On February 15, Chinese New Year kicks off – 2015 is the year of the Goat, but a sheepie is close, right? I thought I would take a preemptive strike given that I am sure to be really busy at work by then.
The latest Tanteidan magazine features diagrams for Beth Johnson‘s Sheep – a lovely 2 part model and I was itching to give it a go.
Made in 2 parts – a body (I chose a lovely black textured Tant paper 35cm square) and a thick white (I chose Canson water colour paper – I was given a chunk of it a while back) nearly 2×1 rectangle that is based on most of a rectangle half the size of the sheep starting square.
The sheep body is lovely, shapely and has the most adorable twisty flopsy ears. It is a little front-heavy, struggling to stand on 4 feet without toppling.

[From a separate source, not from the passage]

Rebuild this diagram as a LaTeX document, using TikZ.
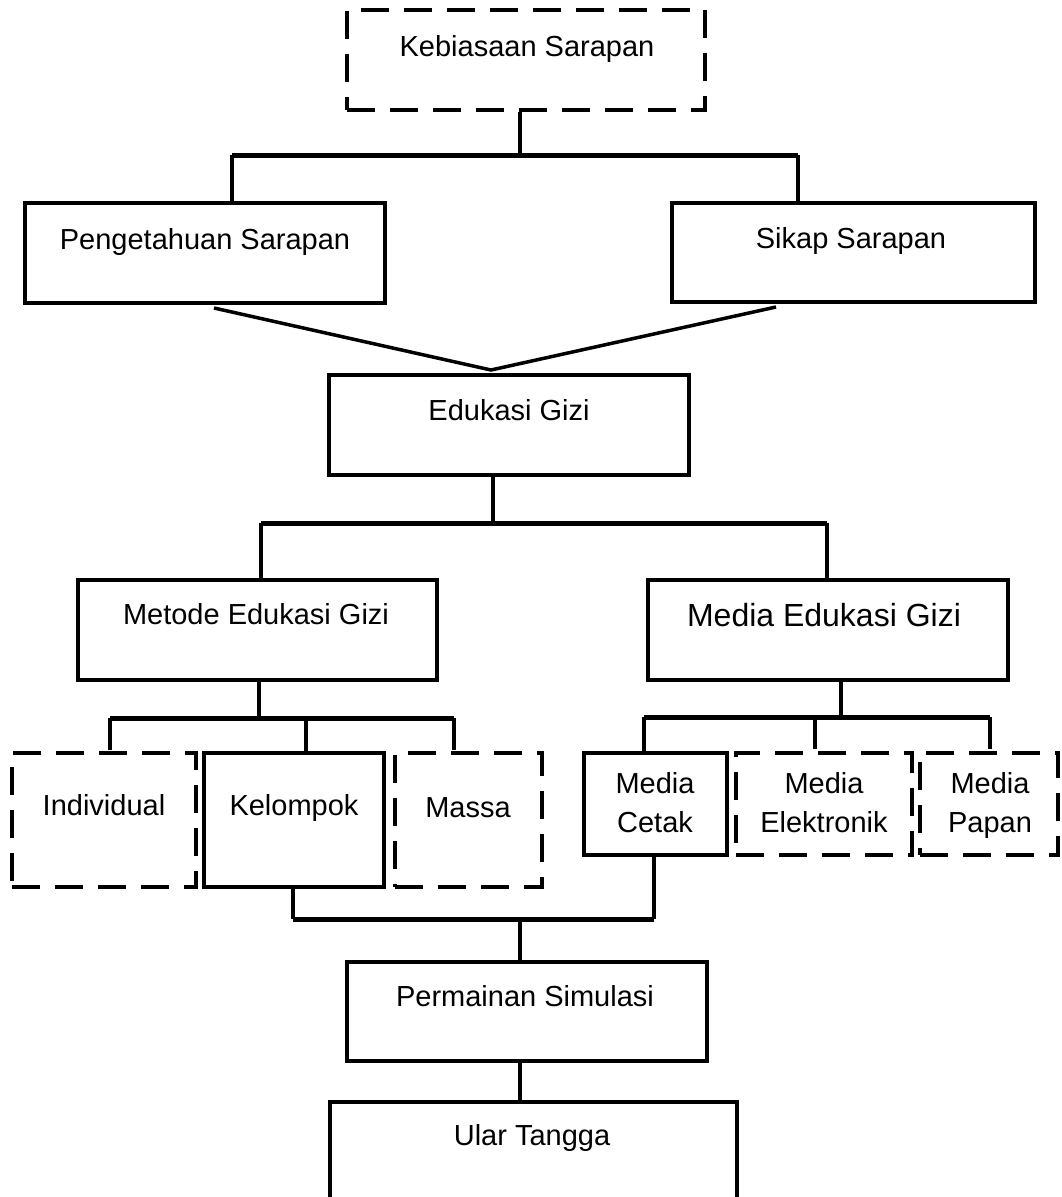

The fleece slips on to the body and is a section of waterbomb tessellation (notice the twisty squares surrounded by water bomb base-shaped divots) that curves naturally and wants to be draped over something. I used my fine embossing tool to score the lines, carefully popping mountain and valley folds to let the tessellation collapse – the paper is waaaaaay too thick to fold unassisted. I hope it will keep its shape with all the humidity in the air.
Together, the black sheep in its white woolly jumper is quite one of my favourite bits of folded paper at the moment. We saw sheepies like this – black faces and feet while travelling in the Lakes District in the UK and it brings back fond memories of this time.
Quite chuffed with this model – straight to the pool room for it I think.